With a 2-0 lead over the Minnesota Wild in the Western Conference Semifinals, and having won their previous four playoff tilts prior to that, the Chicago Blackhawks appear to be well positioned to make yet another deep run toward a potential Stanley Cup title here in the 2014 Stanley Cup Playoffs. They've received some solid performances up and down the board, but the one key that has been right in the middle of all of it has been that of Corey Crawford.

For whatever reason, Corey Crawford has never actually received the appreciation he deserves, whether in the Windy City or on a national scale. Perhaps it was because he was tasked with following up fan favorite Antti Niemi, who ended Chicago's Cup drought. It may be due to the fact that no one is ready to accept the fact that the Hawks have found some stability between the pipes for the first time in a couple of decades, as nonsensical as that may sound.

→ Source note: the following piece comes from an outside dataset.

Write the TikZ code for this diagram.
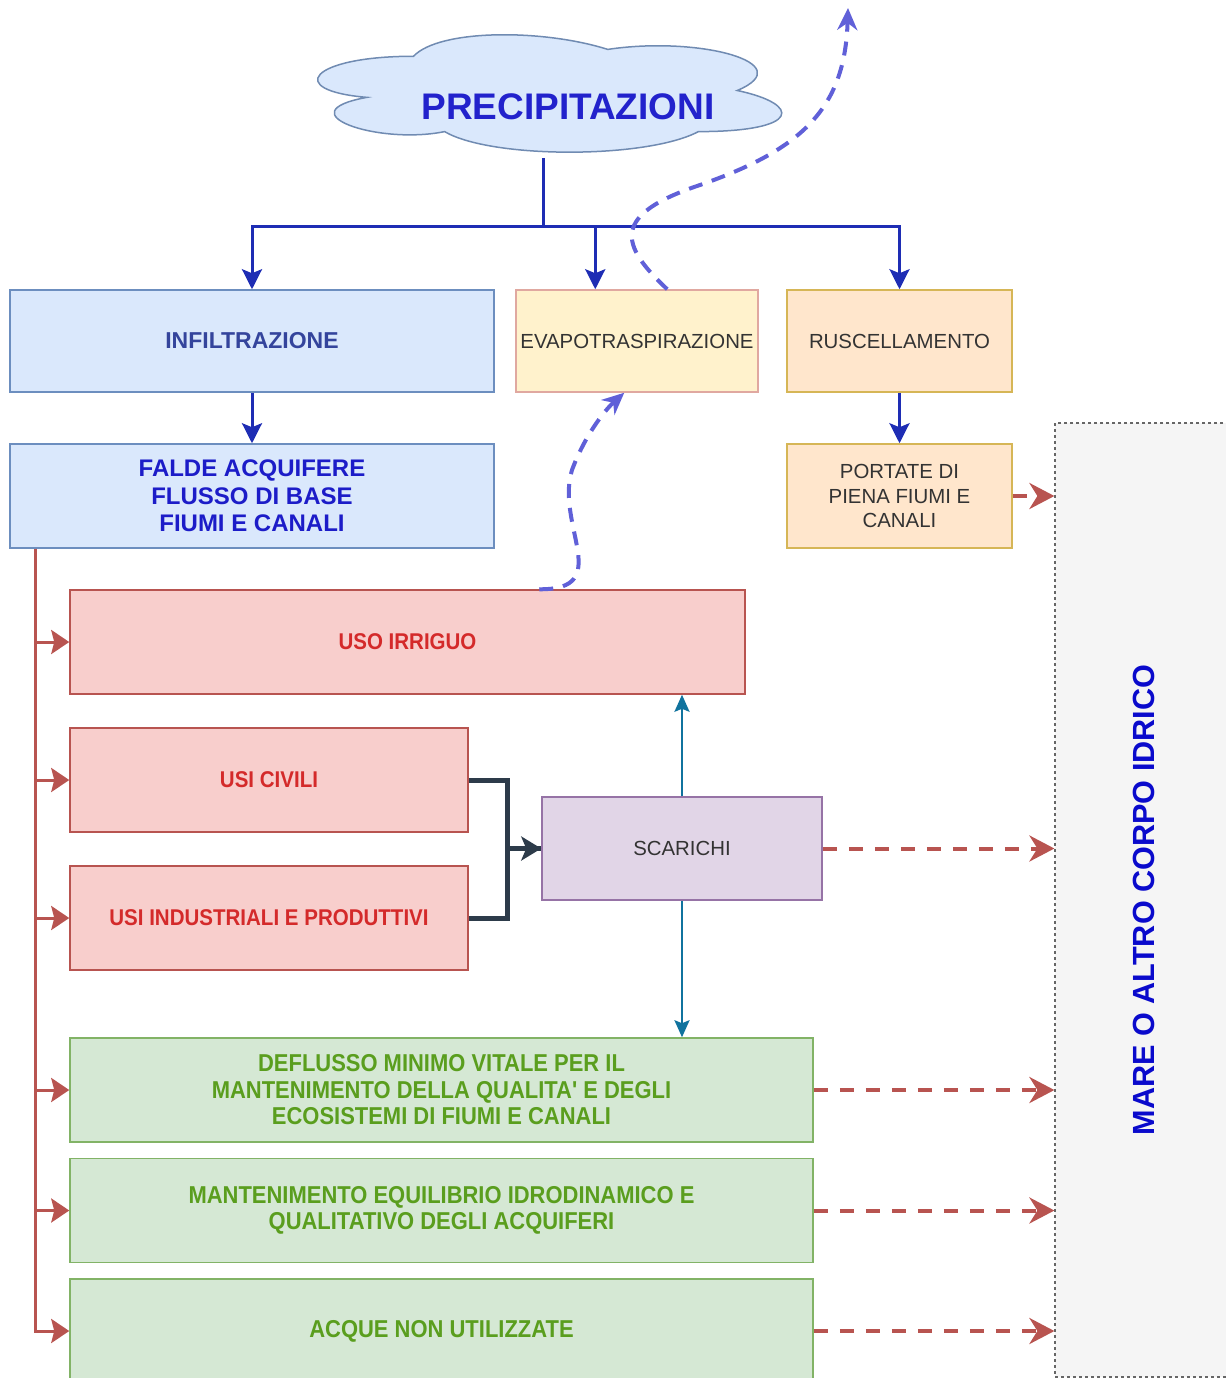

Whatever the reason may be, Crawford has certainly gotten something of a raw deal, both from a local and a national perspective. The guy led the Hawks to a Stanley Cup with brilliant play last season, probably deserved the Conn Smythe Trophy, and many still scoffed at the idea of him receiving a long-term contract, just as he did when Chicago signed him to a six-year extension with a $6.5 million cap hit.

That cap hit that he'll carry going into next year, and beyond, is the league's eighth highest cap hit for a goaltender. Netminders that rank higher than him in terms of the financials include Cam Ward, Roberto Luongo, and Pekka Rinne, none of which are currently suiting up for a playoff team. Most importantly, Cam Ward is making more money than Corey Crawford. Of those that make more than Crawford, only Tuukka Rask (2.04) and Jonathan Quick (2.07) posted a better goals against average than he did, finishing at 2.26.

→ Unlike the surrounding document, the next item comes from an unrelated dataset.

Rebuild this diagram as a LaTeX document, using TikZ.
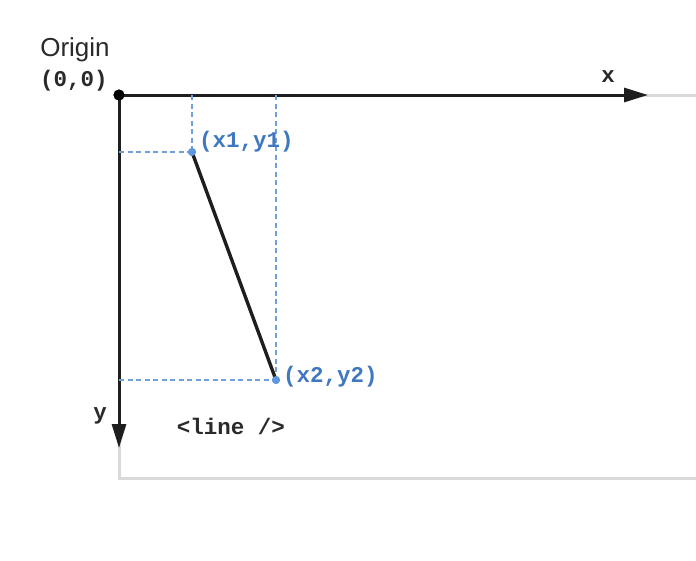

But it's during these playoffs where we've seen Crawford really start to shine again and throw a middle finger toward the rest of the mainstream hockey world. His 1.87 GAA is second only to Rask among starting goaltenders in the postseason, with his save percentage (currently sitting at .936) ranking behind only Rask and Steve Mason, the latter of which will be watching the remainder of the postseason from home. Even more impressive, his save percentage on the penalty kill is at .962, which is second to Mason (who was at 1.000 vs. a putrid New York power play) and almost 30 points ahead of the next closest mark, which is Jonathan Quick at .938.

Crawford didn't have the most terrific of regular seasons, but when it comes down to it, does it really matter? After all, both fans and national media are now lauding Bryan Bickell for a fantastic postseason following a subpar regular season. Can't we do the same for Crawford? He probably isn't going to win a Vezina Trophy any time soon, but if the Blackhawks make another stellar run for a third Stanley Cup in the last five seasons, you'd be hard-pressed to find anyone more deserving of the Conn Smythe than him. Again.

It's unlikely we'll reach a point where the critics of Crawford simply slink away and allow the rest of us to marvel at his postseason play without any sort of distraction, especially with that contract that kicks into effect next year. But when it comes down to it, there are very few active netminders that any reasonable individual would have going into a playoff series over Corey Crawford.